Air freight security review pledged

Britain is to review its security policies for air freight
Britain is to review its security policies for air freight

By Alex Stevenson

The government is to review its approach to cargo security for air freight, home secretary Theresa May announced.

It follows prime minister David Cameron's confirmation yesterday that explosives found on a plane which stopped at East Midlands airport had the destructive potential to bring down an aircraft.

Britain has banned all planes with freight from the Yemen from coming into the country or passing through UK airspace, Ms May told BBC1's The Andrew Marr Show.


"Certainly, we have to look at our processes of searching and how we detect these devices," she acknowledged.

Her comments came as investigations into the explosions continued. The Metropolitan police service's counter-terrorism command liaises with Britain's intelligence agencies and those abroad.

By Sunday morning it had emerged Yemeni security forces had arrested a female medical student in the capital, Sanaa, after her phone number had been traced from a cargo firm.
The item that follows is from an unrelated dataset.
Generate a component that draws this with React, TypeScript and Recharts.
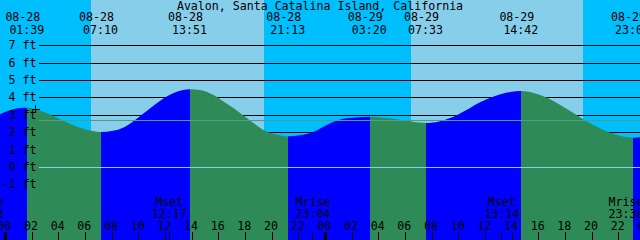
import React from 'react';
import {
  ComposedChart,
  Area,
  XAxis,
  YAxis,
  ReferenceArea,
  ReferenceLine,
  ReferenceDot,
} from 'recharts';

const TITLE = 'Avalon, Santa Catalina Island, California';

// hours from 08-28 00:00 and tide height (ft)
const tideTimes = [
  -0.4, 0.35, 1.1, 1.65, 2.6, 3.35, 4.1, 4.85, 5.6, 6.35, 7.17, 8.08, 8.83, 9.58,
  10.33, 11.08, 11.83, 12.58, 13.33, 13.85, 14.6, 15.58, 16.33, 17.08, 17.83, 18.58,
  19.33, 20.08, 20.83, 21.22, 22.1, 23.08, 23.83, 24.58, 25.33, 26.08, 27.33, 28.33,
  29.6, 30.58, 31.55, 32.53, 33.58, 34.55, 35.53, 36.58, 37.55, 38.7, 39.58, 40.55,
  41.53, 42.58, 43.55, 44.53, 45.58, 46.55, 47.08, 47.6,
];
const tideHeights = [
  3.06, 3.29, 3.42, 3.44, 3.27, 3.04, 2.77, 2.52, 2.29, 2.13, 2.04, 2.11, 2.29, 2.65,
  3.09, 3.54, 3.96, 4.27, 4.46, 4.5, 4.46, 4.18, 3.81, 3.44, 3.0, 2.57,
  2.17, 1.94, 1.81, 1.79, 1.85, 2.04, 2.33, 2.61, 2.8, 2.86, 2.92, 2.86,
  2.75, 2.63, 2.56, 2.65, 2.9, 3.29, 3.73, 4.07, 4.3, 4.4, 4.3, 4.04,
  3.64, 3.15, 2.67, 2.29, 1.94, 1.75, 1.71, 1.74,
];

// high / low tides
const extremeTimes = [1.65, 7.17, 13.85, 21.22, 27.33, 31.55, 38.7, 47.08];
const extremeKinds = ['H', 'L', 'H', 'L', 'H', 'L', 'H', 'L'];
const extremeDates = ['08-28', '08-28', '08-28', '08-28', '08-29', '08-29', '08-29', '08-29'];
const extremeClocks = ['01:39', '07:10', '13:51', '21:13', '03:20', '07:33', '14:42', '23:05'];

// daylight bands
const bandEdges = [-0.4, 6.425, 19.4, 30.425, 43.325, 47.6];
const bandKinds = ['night', 'day', 'night', 'day', 'night'];

// moon events
const moonTimes = [-1.45, 12.283, 23.067, 37.233, 47.633];
const moonNames = ['Mrise', 'Mset', 'Mrise', 'Mset', 'Mrise'];
const moonClocks = ['22:33', '12:17', '23:04', '13:14', '23:38'];

const hourTicks = [
  0, 2, 4, 6, 8, 10, 12, 14, 16, 18, 20, 22, 24, 26, 28, 30, 32, 34, 36, 38, 40, 42,
  44, 46, 48,
];
const feetLevels = [7, 6, 5, 4, 3, 2, 1, 0, -1];
const meanLevel = 2.71;
const nowTime = 2.27;
const nowHeight = 3.35;

const X_DOMAIN: [number, number] = [-0.4, 47.6];
const Y_DOMAIN: [number, number] = [-4.19, 9.65];

const BLUE = '#0000ff';
const GREEN = '#2e8b57';
const NIGHT = '#00bfff';
const DAY = '#87ceeb';
const FONT = '"DejaVu Sans Mono", monospace';
const FS = 11.6;

const data = tideTimes.map((t, i) => ({ t, h: tideHeights[i] }));

function buildStops() {
  const t0 = tideTimes[0];
  const span = tideTimes[tideTimes.length - 1] - t0;
  const colorBefore = (k: string) => (k === 'H' ? BLUE : GREEN);
  const stops: { off: number; color: string }[] = [];
  stops.push({ off: 0, color: colorBefore(extremeKinds[0]) });
  extremeTimes.forEach((t, i) => {
    const off = (t - t0) / span;
    const before = colorBefore(extremeKinds[i]);
    const after = before === BLUE ? GREEN : BLUE;
    stops.push({ off, color: before });
    stops.push({ off, color: after });
  });
  const last = stops[stops.length - 1].color;
  stops.push({ off: 1, color: last });
  return stops;
}
const stops = buildStops();

const txt = { fontFamily: FONT, fontSize: FS, fill: '#000' } as const;
const GUTTER = 39;

export default function App() {
  return (
    <div style={{ position: 'absolute', left: 0, top: 0, width: 640, height: 240 }}>
      <ComposedChart
        width={640}
        height={240}
        data={data}
        margin={{ top: 0, right: 0, bottom: 0, left: 0 }}
      >
        <defs>
          <linearGradient id="tideFill" x1="0" y1="0" x2="1" y2="0">
            {stops.map((s, i) => (
              <stop key={i} offset={s.off} stopColor={s.color} stopOpacity={1} />
            ))}
          </linearGradient>
        </defs>
        <XAxis dataKey="t" type="number" domain={X_DOMAIN} hide allowDataOverflow />
        <YAxis type="number" domain={Y_DOMAIN} hide allowDataOverflow />

        {bandKinds.map((k, i) => (
          <ReferenceArea
            key={`band${i}`}
            x1={bandEdges[i]}
            x2={bandEdges[i + 1]}
            fill={k === 'day' ? DAY : NIGHT}
            fillOpacity={1}
            stroke="none"
            ifOverflow="visible"
            zIndex={-60}
          />
        ))}

        {feetLevels.map((h) => (
          <ReferenceLine
            key={`grid${h}`}
            y={h}
            zIndex={-40}
            shape={(p: any) => (
              <line
                x1={GUTTER}
                y1={p.y1}
                x2={p.x2}
                y2={p.y2}
                stroke="#000"
                strokeWidth={1}
                shapeRendering="crispEdges"
              />
            )}
          />
        ))}

        <Area
          type="monotone"
          dataKey="h"
          baseValue="dataMin"
          fill="url(#tideFill)"
          fillOpacity={1}
          stroke="none"
          isAnimationActive={false}
          dot={false}
          activeDot={false}
          zIndex={100}
        />

        <ReferenceLine
          y={0}
          zIndex={2100}
          shape={(p: any) => (
            <line
              x1={GUTTER}
              y1={p.y1}
              x2={p.x2}
              y2={p.y2}
              stroke="#87ceeb"
              strokeWidth={1}
              shapeRendering="crispEdges"
            />
          )}
        />
        <ReferenceLine
          y={meanLevel}
          zIndex={2100}
          shape={(p: any) => (
            <line
              x1={GUTTER}
              y1={p.y1}
              x2={p.x2}
              y2={p.y2}
              stroke="#4e9e85"
              strokeWidth={1}
              shapeRendering="crispEdges"
            />
          )}
        />

        {feetLevels.map((h) => (
          <ReferenceLine
            key={`lab${h}`}
            y={h}
            zIndex={2200}
            shape={(p: any) => (
              <text x={36.5} y={p.y1 + 3.5} textAnchor="end" {...txt}>
                {`${h} ft`}
              </text>
            )}
          />
        ))}

        {extremeTimes.map((t, i) => (
          <ReferenceLine
            key={`ext${i}`}
            x={t}
            ifOverflow="visible"
            zIndex={2200}
            shape={(p: any) => {
              const top = Math.min(p.y1, p.y2);
              return (
                <g>
                  <text x={p.x1 - 4.5} y={top + 21} textAnchor="middle" {...txt}>
                    {extremeDates[i]}
                  </text>
                  <text x={p.x1 - 0.5} y={top + 34} textAnchor="middle" {...txt}>
                    {extremeClocks[i]}
                  </text>
                </g>
              );
            }}
          />
        ))}

        {moonTimes.map((t, i) => (
          <ReferenceLine
            key={`moon${i}`}
            x={t}
            ifOverflow="visible"
            zIndex={2200}
            shape={(p: any) => {
              const bottom = Math.max(p.y1, p.y2);
              const cx = Math.min(p.x1, 626);
              return (
                <g>
                  <line
                    x1={p.x1}
                    x2={p.x1}
                    y1={bottom - 8}
                    y2={bottom}
                    stroke="#000"
                    strokeWidth={1}
                    shapeRendering="crispEdges"
                  />
                  <text x={cx} y={bottom - 34} textAnchor="middle" {...txt}>
                    {moonNames[i]}
                  </text>
                  <text x={cx} y={bottom - 22.3} textAnchor="middle" {...txt}>
                    {moonClocks[i]}
                  </text>
                </g>
              );
            }}
          />
        ))}

        {hourTicks.map((h) => (
          <ReferenceLine
            key={`hr${h}`}
            x={h}
            ifOverflow="visible"
            zIndex={2200}
            shape={(p: any) => {
              const bottom = Math.max(p.y1, p.y2);
              const hh = String(h % 24).padStart(2, '0');
              return (
                <g>
                  <line
                    x1={p.x1}
                    x2={p.x1}
                    y1={bottom - 8}
                    y2={bottom}
                    stroke="#000"
                    strokeWidth={h % 24 === 0 ? 3 : 1}
                    shapeRendering="crispEdges"
                  />
                  <text x={p.x1 - 1} y={bottom - 10} textAnchor="middle" {...txt}>
                    {hh}
                  </text>
                </g>
              );
            }}
          />
        ))}

        <ReferenceDot
          x={nowTime}
          y={nowHeight}
          zIndex={2300}
          shape={(p: any) => (
            <g>
              <line x1={p.cx - 4} x2={p.cx + 4} y1={p.cy} y2={p.cy} stroke="#000" shapeRendering="crispEdges" />
              <line x1={p.cx} x2={p.cx} y1={p.cy - 4} y2={p.cy + 4} stroke="#000" shapeRendering="crispEdges" />
            </g>
          )}
        />

        <ReferenceLine
          y={Y_DOMAIN[1]}
          ifOverflow="visible"
          zIndex={2200}
          shape={(p: any) => (
            <text x={(p.x1 + p.x2) / 2} y={Math.min(p.y1, p.y2) + 9.5} textAnchor="middle" {...txt}>
              {TITLE}
            </text>
          )}
        />
      </ComposedChart>
    </div>
  );
}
Media reports suggest attention is now being focused on Ibrahim Hassan al-Asiri, a bombmaker born in Saudi Arabia who is being viewed as the 'Yemeni Osama bin Laden'.

Mr Cameron told the BBC yesterday: "In the end these terrorists think that our connectedness, our openness as modern countries, is what makes us weak.

"They're wrong, it's a source of our strength. And we will use that strength, that determination, that power and that solidarity to defeat them."

It is not yet clear whether the intention of the package discovered on Friday on board a cargo plane from Yemen bound for the United States was to detonate in the air.

Mr Cameron spoke to Yemeni president Ali Abdullah Saleh yesterday afternoon to secure a reaffirmation of Mr Saleh's commitment to fighting terrorism.

"They agreed that their authorities would continue to work closely together to identify and bring to justice those involved in this plot," a Downing Street spokesperson said.

The prime minister added yesterday: "A package that started in Yemen, that landed in Germany, that landed in Britain en route to America, it just shows how united and determined we have to be to defeat terrorism."

He said there was no evidence that the package had been designed to go off over British soil, but added that this could not be ruled out.

"The crucial thing is we did find it and we were able to take action on it," Ms May said this morning.